Why does calling 'pop' in this piece of assembly code cause a segmentation fault?

一个人想着一个人 提交于 2019-12-20 05:01:23

问题


I'm playing around with x86-64 assembly on Mac OS (using NASM 2.09 and 2.13, to catch bugs caused by NASM issues). I'm trying to implement function calls at the moment, and tried using the push and pop instructions, but the pop always seems to cause a segfault:

line 10: 41072 Segmentation fault: 11 ./result

I've tried adjusting rsp, rbp etc manually, but the pop seems to be the issue. Any help would be appreciated!

section .data

default rel
global start
section .text

start:
    mov r12, 4
    push r12
    call label_0_print_digit
    (some stuff to exit program)

label_0_print_digit:
    pop r12
    (some stuff to print the digit - the issue persists even without this)
    ret 

回答1:


In the code shown in the question, the call instruction puts the return address on the stack and the pop instruction removes the return address from the stack (putting it into r12).

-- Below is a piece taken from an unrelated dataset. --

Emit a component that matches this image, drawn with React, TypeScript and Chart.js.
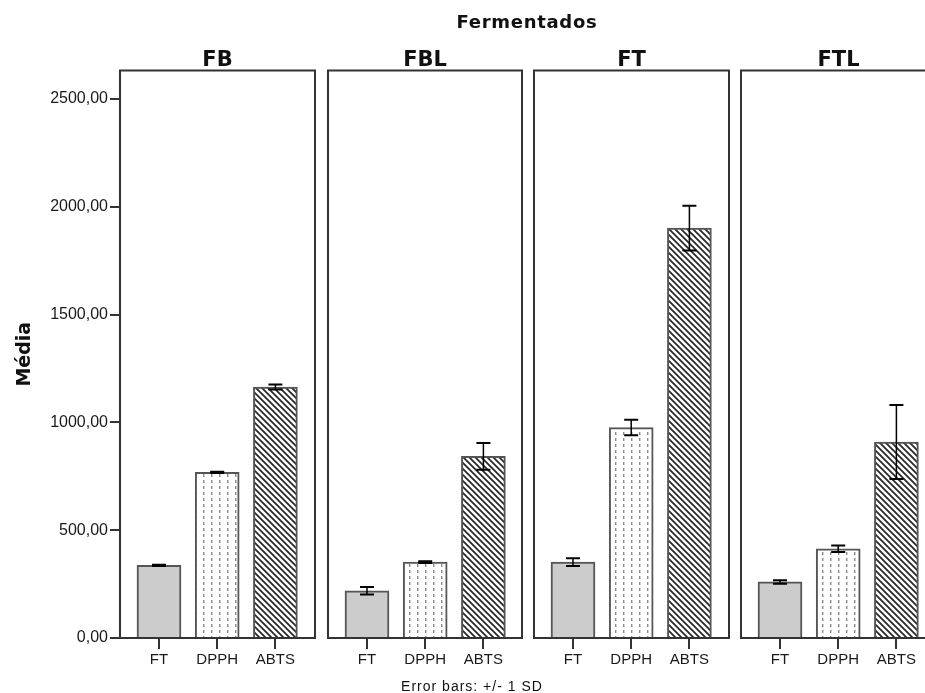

The ret instruction then pops 4 from the stack and jumps there. That isn't a valid code address, causing the fault. ret is basically just pop into RIP.


To access parameters to a function that are on the stack, use [rsp + 8], [rsp + 16], etc., instead of pop.

The standard calling conventions for x86-64 pass integer args in registers instead of the stack, where the callee can use them directly. And avoids the caller having to clean the stack after the function returns. (There are 2: Linux/MacOS/etc. vs. Windows, using different registers.)